Used by both, new and already successful landlords.

3. HELOC – Home Equity Line Of Credit

This option also uses the capital growth(equity + appreciation) in your home to create another resource to buy investment property. If you are locked into your 1st mortgage for a long period, usually to break that mortgage, to do the refinance, would be a costly affair. In which case this is a better option to u.se the same resource. Technically, HELOC is the 2nd mortgage if you have an existing first mortgage.

This option is for both the new and experienced landlords.

4. 2nd Mortgage off of the existing property

Seasoned Landlord takes out a short-term and high-interest 2nd mortgage on their appreciated property to finance for another property. It may be to finance down payment or to buy the whole property depending upon the circumstances. Usually, the interest rate starts at 7% -8% can go as high as 12%. In most cases, the landlords who are into the landlording for long and who have a much higher amount accumulated in capital growth takes this kind of risks of investment property mortgage.
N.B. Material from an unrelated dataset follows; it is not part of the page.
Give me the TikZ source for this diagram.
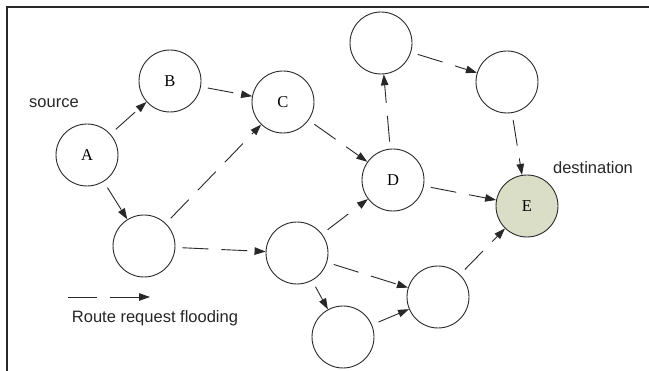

Not recommended for the novice landlords.

5. Hard Money Lending

This option of the investment property mortgage is for the experienced Landlord. Circumstances such as good rental property available for a good price and may not remain in the market for long would warrant, quick loan, without the qualification process. The landlord has to be highly confident about the perceived risk. The landlord would require the strong collateral for this kind of investment property mortgage.

Not recommended for the new landlords.

6. Seller-financed Mortgage

Sometimes seller agrees to hold part of the sale amount for some period or for a long period of time. That is seller take-back or seller hold-back or seller-financed mortgage. Let’s say the property sale amount is $250K. And the seller has agreed to hold back $50k for 3 years. You can go ahead and take the investment property mortgage as a conventional or whatever option available to you. The seller hold-back of $50 will go onto the title as the 2nd mortgage. You have to negotiate the interest rate and amortization period with the seller and stuck the deal. Many a time, your realtor may help you stuck a smart deal.

This option is for both the new and experienced landlords.

Conclusion: Investment Property Mortgage is one of a fascinating aspect of landlording. At the initial stage of your career, you should go with a more traditional way of financing. As you grow in experience and capital growth of your acquired properties, you have to start finding different options for financing. Smartly negotiated deals with private lenders can make you rich. And you may end up in a hot water for the bad deal.